Prove that f is continuous Let F a set non-empty and closed. Give $x$∈$\mathbb{R}$ and let f(x)=inf{|x-y|, y∈F }.Prove that f is continuous and {$x$∈$\mathbb{R}$, f(x)=0} = F.
 A: If $x\in F$, then $f(x) \le |x - x| = 0$, so $f(x) = 0$. Conversely, if $f(x) = 0$, then for every $\epsilon > 0$, there exists $y\in F$ such that $|x - y| < \epsilon$. So every $\epsilon$-neighborhood of $x$ intersects $F$, which implies $x\in \text{cl}(F)$. Since $F$ is closed, $\text{cl}(F) = F$. Hence $x\in F$.
A: Let $x \in \mathbb R$ and $(x_n)$ be a real sequence converging to $x.$ Set $z_n:= f(z_n)$ and $z = f(x).$ Given $\epsilon >0,$ there is a $N \in \mathbb N$ such that $\forall n \geq N, |x_n - x|< \epsilon/3.$ From this we get, $\forall n \geq N, \forall y \in F, ||x_n-y|-|x-y|| < \epsilon/3.$ By definition, there is a subset $F' \subseteq F$ such that $|z_n -|x_n-y||<\epsilon/3, \forall y \in F',$ and $|z - |x-y||< \epsilon/3, \forall y \in F'.$ Now $$|z_n-z|=|(z_n-|x_n-y|)+(|x_n-y|-|x-y|)-(z-|x-y|)|. $$ Thus $\forall n \geq N, \forall y \in F'$ we have $|z_n-z|< \epsilon.$
A: There are a couple of easy examples of this form, say for instance $f(x) = |x|$ which corresponds to the compact set $\{0\}$. Also $$f(x) = \left\{ \begin{array}{cc} 0 & |x| < 1\\ x-1 & x \ge 1\\ -x-1 & x \le -1 \end{array} \right.$$ which corresponds to $[-1,1]$.
We can demonstrate that $f$ is continuous by using the triangle inequality. Let $x_0 \in \mathbb{R}$. Take $\epsilon > 0$. If $y \in \mathbb{R}$ such that $|x-y| < \epsilon/2$.

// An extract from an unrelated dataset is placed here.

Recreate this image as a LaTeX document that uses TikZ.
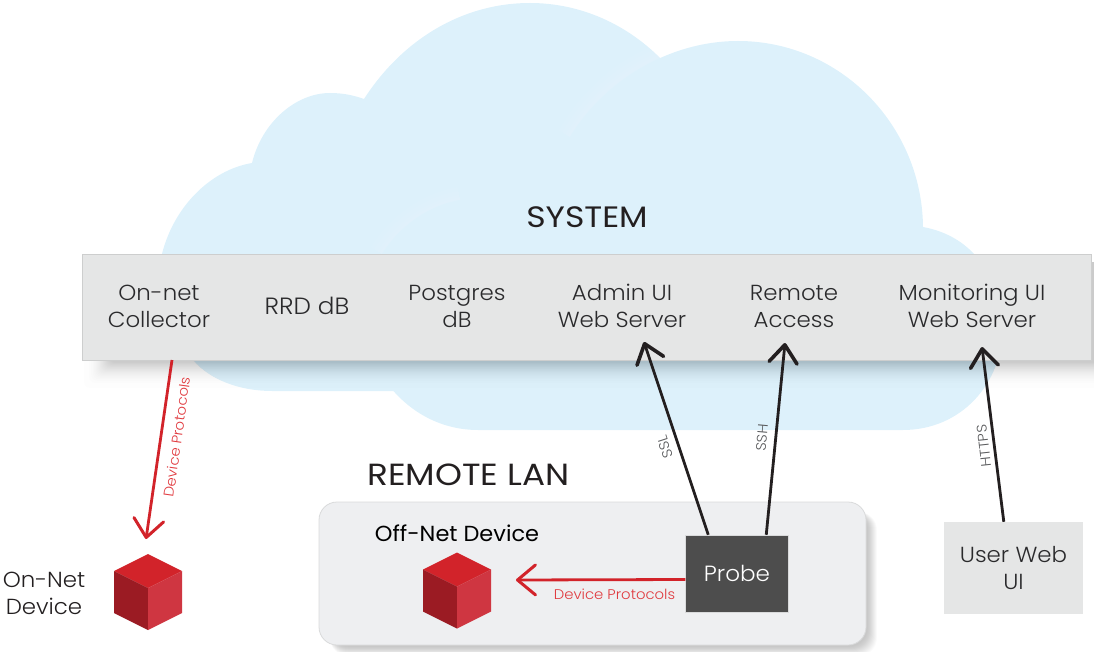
\documentclass[tikz,border=0pt]{standalone}
\usepackage{fontspec}
\setmainfont{Poppins Light}
\newfontfamily\headfont{Poppins}[FakeStretch=1.12]
\newfontfamily\barfont{Poppins Light}[FakeStretch=1.05]
\newfontfamily\smallfont{Poppins Light}[FakeStretch=1.06]
\newfontfamily\regfont{Poppins}[FakeStretch=1.03]
\usetikzlibrary{arrows.meta}
\definecolor{cloudblue}{HTML}{DDF1FB}
\definecolor{barfill}{HTML}{E5E6E6}
\definecolor{barline}{HTML}{CDCECE}
\definecolor{lanfill}{HTML}{EEEFF1}
\definecolor{lanline}{HTML}{D9DADB}
\definecolor{probefill}{HTML}{4D4D4D}
\definecolor{inkdark}{HTML}{231F20}
\definecolor{inkbar}{HTML}{2A2A2C}
\definecolor{inkgrey}{HTML}{58595B}
\definecolor{redline}{HTML}{D2232A}
\definecolor{redtext}{HTML}{E0393E}
\definecolor{cubetop}{HTML}{D2232A}
\definecolor{cubeleft}{HTML}{9B1B23}
\definecolor{cuberight}{HTML}{CF3641}
\tikzset{
  barlabel/.style={font=\barfont\fontsize{21.8}{27}\selectfont,text=inkbar,align=center,inner sep=0pt},
  heading/.style={font=\headfont\fontsize{29.5}{32}\selectfont,text=inkdark,inner sep=0pt},
  protolabel/.style={font=\smallfont\fontsize{14}{15}\selectfont,text=redtext,inner sep=0pt},
  linklabel/.style={font=\smallfont\fontsize{14}{14}\selectfont,text=inkgrey,inner sep=0pt},
  blackarrow/.style={draw=inkdark,line width=2.8pt,-{Straight Barb[length=18pt,width=28pt,line width=3.6pt,round]}},
  redarrow/.style={draw=redline,line width=2.8pt,-{Straight Barb[length=18pt,width=30pt,line width=3pt,round]}},
  cube/.pic={
    \fill[cubetop] (0,-38) -- (34,-21) -- (0,-4) -- (-34,-21) -- cycle;
    \fill[cubeleft] (-34,-21) -- (0,-4) -- (0,38) -- (-34,21) -- cycle;
    \fill[cuberight] (34,-21) -- (0,-4) -- (0,38) -- (34,21) -- cycle;
  }
}
\begin{document}
\begin{tikzpicture}[x=1pt,y=-1pt]
\useasboundingbox (0,0) rectangle (1094,652);
% back cloud
\fill[cloudblue] (161,258) .. controls (172,208) and (210,170) .. (252,163)
  .. controls (262,122) and (296,93) .. (330,93)
  .. controls (342,93) and (353,95) .. (364,99)
  .. controls (402,40) and (462,3) .. (530,3)
  .. controls (580,3) and (628,24) .. (664,62)
  -- (664,391) -- (272,391)
  .. controls (240,391) and (210,380) .. (193,360)
  .. controls (172,335) and (158,300) .. (161,258) -- cycle;
% soft glow on the back cloud along the front lobes
\foreach \w in {26,18,10,5}{
  \draw[white,opacity=.055,line width=\w pt]
    (382,254) .. controls (400,225) and (430,205) .. (460,200)
    (570,137) .. controls (595,95) and (625,72) .. (660,57);
}
% front cloud
\fill[cloudblue] (382,254) .. controls (400,225) and (430,205) .. (460,200)
  .. controls (468,162) and (503,131) .. (538,131)
  .. controls (549,131) and (560,133) .. (570,137)
  .. controls (603,82) and (668,41) .. (738,41)
  .. controls (840,41) and (922,125) .. (923,227)
  .. controls (945,231) and (962,241) .. (974,254)
  .. controls (990,272) and (1003,300) .. (1003,325)
  .. controls (1003,385) and (960,430) .. (903,430)
  -- (478,430)
  .. controls (430,430) and (392,400) .. (373,360)
  .. controls (360,320) and (365,275) .. (382,254) -- cycle;
% bar shadow: layers crowd towards the bar so the edge fades out
\foreach \i in {0,...,25}{
  \pgfmathsetmacro{\inset}{26*sqrt(\i/26)}
  \fill[black,opacity=.0095,rounded corners=6pt] ({84+\inset},262) rectangle (1112,{388-\inset});
}
% system bar
\node[draw=barline,fill=barfill,line width=.8pt,minimum width=1009pt,minimum height=106pt,inner sep=0pt] (bar) at (586.5,307) {};
\node[heading] (system) at (587,217) {SYSTEM};
\node[barlabel] (collector) at (159,306) {On-net\\Collector};
\node[barlabel,font=\barfont\fontsize{23.5}{27}\selectfont] (rrd) at (307,306) {RRD dB};
\node[barlabel] (postgres) at (457,306) {Postgres\\dB};
\node[barlabel] (admin) at (622,306) {Admin UI\\Web Server};
\node[barlabel] (remote) at (794,306) {Remote\\Access};
\node[barlabel] (monitoring) at (972,306) {Monitoring UI\\Web Server};
% LAN box
\foreach \i in {0,...,19}{
  \fill[black,opacity=.0105,rounded corners=18pt] (330,512) rectangle ({877-0.5*\i},{656-0.5*\i});
}
\node[draw=lanline,fill=lanfill,line width=.8pt,rounded corners=18pt,minimum width=547pt,minimum height=143pt,inner sep=0pt] (lan) at (592.5,573.5) {};
\node[heading,font=\headfont\fontsize{30.6}{32}\selectfont] (remotelan) at (468.5,475) {REMOTE LAN};
\node[font=\regfont\fontsize{21.8}{26}\selectfont,text=black,inner sep=0pt] (offlabel) at (457,533) {Off-Net Device};
\node[fill=probefill,draw=lanline,line width=.5pt,minimum width=103pt,minimum height=77pt,inner sep=0pt,text=white,font=\barfont\fontsize{22}{27}\selectfont] (probe) at (737,573.5) {Probe};
\node[fill=barfill,minimum width=139pt,minimum height=92pt,inner sep=0pt,align=center,text=inkbar,font=\barfont\fontsize{21.8}{27}\selectfont] (user) at (1013.5,568) {User Web\\UI};
\node[align=center,text=inkdark,inner sep=0pt,font=\barfont\fontsize{21.8}{27}\selectfont] (onlabel) at (44,593.5) {On-Net\\Device};
% cubes
\coordinate (oncube) at (148,592);
\coordinate (offcube) at (457,590.5);
\pic at (oncube) {cube};
\pic at (offcube) {cube};
% connectors
\draw[redarrow] ([shift={(13,54)}]collector.center) -- ([shift={(-2,-53)}]oncube);
\draw[redarrow] (probe.west |- 0,579.5) -- ([shift={(59,-10.5)}]offcube);
\draw[blackarrow] ([xshift=23pt]probe.north west) -- ([shift={(22,36)}]admin.center);
\draw[blackarrow] ([xshift=81pt]probe.north west) -- ([shift={(-9,37)}]remote.center);
\draw[blackarrow] ([xshift=60pt]user.north west) -- ([shift={(10,41)}]monitoring.center);
% connector labels
\node[protolabel,rotate=82] (protoA) at (177,437) {Device Protocols};
\node[protolabel] (protoB) at (614.5,594) {Device Protocols};
\node[linklabel,rotate=108] (ssl) at (665,447) {SSL};
\node[linklabel,rotate=85] (ssh) at (762,438) {SSH};
\node[linklabel,rotate=96] (https) at (984,446) {HTTPS};
\end{tikzpicture}
\end{document}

Let $w \in F$ be such that $|w-x| < f(x) + \epsilon/2$. Then $$|w-y| < |w-x| + |x-y| < f(x) + \epsilon.$$
Thus we see that $f(y) \le f(x) + \epsilon$ by the infimum.
We need to show that $f(y) \ge f(x) - \epsilon$ as well.
Take $w' \in F$ such that $|w' - y| < f(y) + \epsilon/2$.
Then we see that $$|w'-x| \le |w'-y| + |x-y| < f(y) + \epsilon.$$
Again this means that $f(x) < f(y)+\epsilon$ by the infimum.
Therefore $$f(x) - \epsilon < f(y) < f(x) + \epsilon$$ which means
$$-\epsilon < f(y) - f(x) < \epsilon$$
Therefore we can conclude that $|f(x)-f(y)| < \epsilon$ when $|x-y| < \epsilon/2$.
Finally, if $f(x) = 0$ then there is a sequence $\{w_n\}$ in $F$ for which $|w_n - x| \to 0$. This means that $\{w_n\}$ converges to $x$ in the metric, and since $F$ is closed we have $x \in F$. Conversely if $x \in F$ then $|x-x| = 0$ and therefore $f(x) = 0$.